Seattle Public Schools sets new timeline for clearing Bitter Lake homeless camp
After months of delays, Seattle Public Schools has now established a timeline for the removal of a Bitter Lake homeless encampment.
The encampment has sat in a park neighboring Broadview K-8 for roughly six months, having been a flashpoint for parents and residents since it first appeared.
Over the course of two months during the spring, the school was put on lockdown at least twice — once in April after a firearm sighting, which turned out to be a pellet gun and led to no injuries, and again in May after a worker saw someone inside that he didn’t think should be in the school. There was also an overdose at the encampment. The man survived.
Seattle Public Schools erected a steel barricade between the encampment and Broadview-Thomson K-8 in August, while hiring a security detail, WDC Safety Team, affiliated with the Public Defender Association’s case management program CoLEAD.
In July, SPS indicated that it intended to have the encampment cleared by Sept. 1. That plan was put on hold in late-August, with the district stating its belief that simply clearing campers out without ensuring they were moved into housing was “not a sustainable solution to the problem at the Bitter Lake encampment.” That delay was further driven by the belief that more outreach work was needed.

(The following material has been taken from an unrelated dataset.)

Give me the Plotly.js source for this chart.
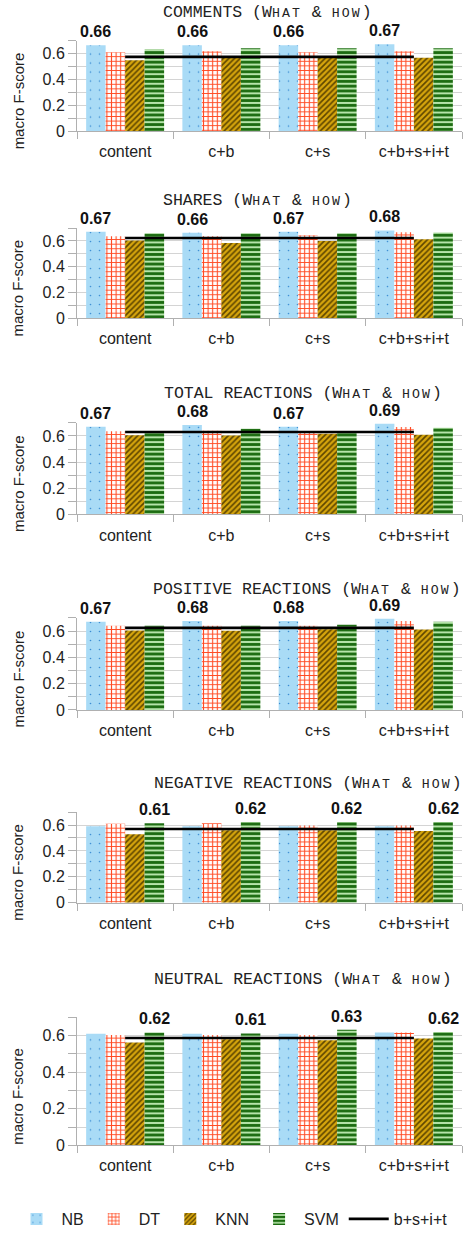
<!DOCTYPE html>
<html><head><meta charset="utf-8">
<script src="https://cdn.plot.ly/plotly-3.0.1.min.js"></script>
<style>body{margin:0;padding:0;background:#fff}#chart{width:464px;height:1236px}</style>
</head><body><div id="chart"></div>
<script>
// ---- data ----
const categories = ['content', 'c+b', 'c+s', 'c+b+s+i+t'];
const panelNames = ['COMMENTS', 'SHARES', 'TOTAL REACTIONS', 'POSITIVE REACTIONS', 'NEGATIVE REACTIONS', 'NEUTRAL REACTIONS'];
const seriesNames = ['NB', 'DT', 'KNN', 'SVM'];
const baselineName = 'b+s+i+t';
// one row per panel, one value per category
const NB = [
  [0.664, 0.664, 0.664, 0.672],
  [0.672, 0.664, 0.672, 0.682],
  [0.671, 0.684, 0.671, 0.694],
  [0.671, 0.678, 0.678, 0.694],
  [0.590, 0.590, 0.590, 0.590],
  [0.611, 0.610, 0.611, 0.618]
];
const DT = [
  [0.610, 0.618, 0.610, 0.618],
  [0.636, 0.636, 0.644, 0.667],
  [0.636, 0.641, 0.630, 0.669],
  [0.641, 0.641, 0.641, 0.678],
  [0.610, 0.613, 0.597, 0.597],
  [0.604, 0.604, 0.604, 0.617]
];
const KNN = [
  [0.549, 0.574, 0.574, 0.567],
  [0.603, 0.585, 0.600, 0.613],
  [0.605, 0.603, 0.618, 0.610],
  [0.605, 0.603, 0.615, 0.613],
  [0.528, 0.559, 0.559, 0.554],
  [0.562, 0.580, 0.575, 0.584]
];
const SVM = [
  [0.633, 0.641, 0.641, 0.641],
  [0.660, 0.660, 0.660, 0.666],
  [0.638, 0.656, 0.636, 0.664],
  [0.641, 0.641, 0.648, 0.671],
  [0.614, 0.624, 0.624, 0.624],
  [0.618, 0.612, 0.633, 0.620]
];
const BASELINE = [0.574, 0.623, 0.631, 0.625, 0.569, 0.587];

// ---- layout geometry (pixels) ----
const W = 464, H = 1236;
const plotLeft = 77, plotRight = 462;
const panelTop = [40.7, 228.8, 424.3, 620, 814.7, 1020.7];
const panelBottom = [131.7, 319.3, 516, 712.3, 905.7, 1149];
const titleLeft = [161, 161, 162, 151, 152, 152];
const titleY = [13, 201, 395, 591.5, 786, 983];
const bargap = 0.19;

const patterns = [
  {shape: '.', bgcolor: '#a9dbf6', fgcolor: '#3b8dd3', size: 9, solidity: 0.025},
  {shape: '+', bgcolor: '#ffffff', fgcolor: '#ff4b24', size: 4.6, solidity: 0.42},
  {shape: '/', bgcolor: '#d6a50c', fgcolor: '#5e4600', size: 4, solidity: 0.4},
  {shape: '-', bgcolor: '#b6e4aa', fgcolor: '#1b6b10', size: 4.8, solidity: 0.58}
];
const seriesData = [NB, DT, KNN, SVM];

const gridColor = '#d4d4d4';
const axisColor = '#b0b0b0';
const sans = 'Liberation Sans, Arial, sans-serif';

function titleText(name) {
  const sc = 'font-size:13.2px;letter-spacing:2.1px';
  return name + ' (W<span style="' + sc + '">HAT</span> &amp; <span style="' + sc + '">HOW</span>)';
}

const traces = [];
const annotations = [];
const layout = {
  width: W, height: H,
  margin: {l: 0, r: 0, t: 0, b: 0},
  paper_bgcolor: '#ffffff', plot_bgcolor: '#ffffff',
  barmode: 'group', bargap: bargap, bargroupgap: 0,
  font: {family: sans, size: 16, color: '#222'},
  showlegend: true,
  legend: {
    orientation: 'h', x: 0.5, xanchor: 'center', y: 1 - 1223 / H, yanchor: 'middle',
    font: {family: sans, size: 16, color: '#222'}, traceorder: 'normal',
    itemwidth: 40, tracegroupgap: 0
  },
  annotations: annotations
};

const catPx = (plotRight - plotLeft) / categories.length;
const barPx = catPx * (1 - bargap) / seriesNames.length;

for (let p = 0; p < panelNames.length; p++) {
  const ax = p === 0 ? '' : String(p + 1);
  const xa = 'x' + ax, ya = 'y' + ax;
  const domY = [1 - panelBottom[p] / H, 1 - panelTop[p] / H];
  layout['xaxis' + ax] = {
    domain: [plotLeft / W, plotRight / W], anchor: ya,
    type: 'category', categoryorder: 'array', categoryarray: categories,
    tickson: 'boundaries', ticks: 'outside', ticklen: 7, tickcolor: axisColor,
    showline: true, linecolor: axisColor, linewidth: 1, showgrid: false, zeroline: false,
    tickfont: {family: sans, size: 16, color: '#222'}, ticklabelstandoff: 6, fixedrange: true
  };
  layout['yaxis' + ax] = {
    domain: domY, anchor: xa, range: [0, 0.7],
    tick0: 0, dtick: 0.2, ticks: 'outside', ticklen: 8, tickcolor: axisColor,
    showgrid: true, gridcolor: gridColor, showline: true, linecolor: axisColor,
    zeroline: false, tickfont: {family: sans, size: 16, color: '#222'},
    minor: {dtick: 0.1, tick0: 0, ticks: 'outside', ticklen: 8, tickcolor: axisColor, showgrid: true, gridcolor: gridColor},
    fixedrange: true
  };
  for (let s = 0; s < seriesNames.length; s++) {
    traces.push({
      type: 'bar', name: seriesNames[s], x: categories, y: seriesData[s][p],
      xaxis: xa, yaxis: ya, legendgroup: seriesNames[s], showlegend: p === 0,
      marker: {color: patterns[s].bgcolor, line: {width: 0}, pattern: Object.assign({fillmode: 'replace'}, patterns[s])},
      hoverinfo: 'skip'
    });
  }
  traces.push({
    type: 'scatter', mode: 'lines', name: baselineName, x: categories,
    y: categories.map(() => BASELINE[p]), xaxis: xa, yaxis: ya,
    line: {color: '#000000', width: 2.6}, legendgroup: 'base', showlegend: p === 0, hoverinfo: 'skip'
  });
  // max value labels
  for (let c = 0; c < categories.length; c++) {
    let best = 0;
    for (let s = 1; s < seriesNames.length; s++) {
      if (seriesData[s][p][c] > seriesData[best][p][c]) best = s;
    }
    const v = seriesData[best][p][c];
    annotations.push({
      xref: xa, yref: ya, x: categories[c], y: v, text: '<b>' + v.toFixed(2) + '</b>',
      showarrow: false, xanchor: 'center', yanchor: 'bottom',
      xshift: (best - 1.5) * barPx, yshift: 3,
      font: {family: sans, size: 16, color: '#111'}
    });
  }
  // panel title
  annotations.push({
    xref: 'paper', yref: 'paper', x: titleLeft[p] / W, y: 1 - titleY[p] / H,
    xanchor: 'left', yanchor: 'middle', showarrow: false, text: titleText(panelNames[p]),
    font: {family: 'Liberation Mono, Courier New, monospace', size: 16.5, color: '#222'}
  });
  // y axis title
  annotations.push({
    xref: 'paper', yref: 'paper', x: 18 / W, xanchor: 'center',
    y: 1 - ((panelTop[p] + panelBottom[p]) / 2 + 15.5) / H, yanchor: 'middle',
    showarrow: false, textangle: -90, text: 'macro F-score',
    font: {family: sans, size: 15, color: '#222'}
  });
}

Plotly.newPlot('chart', traces, layout, {displayModeBar: false, staticPlot: true});
</script>
</body></html>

Seattle School Board leaders have been adamant in their opposition to sweeping campers out of the area without first ensuring they’ll be able to place them in available shelters. That was outlined in a joint statement from Board President Chandra Hampson and Director Zachary DeWolf in early April, where they said that sweeps should “NEVER be performed on school grounds, adjacent or elsewhere in this City.”
Now, the plan is to “fully transition the Bitter Lake encampment residents to shelter or housing by mid-December.”
“Thanks to our partnership with the City of Seattle, King County and Anything Helps, outreach teams have begun moving people into shelter or housing,” SPS Assistant Superintendent Bev Redmond told MyNorthwest. “Those efforts will increase by the middle of this month as new shelter resources become available.”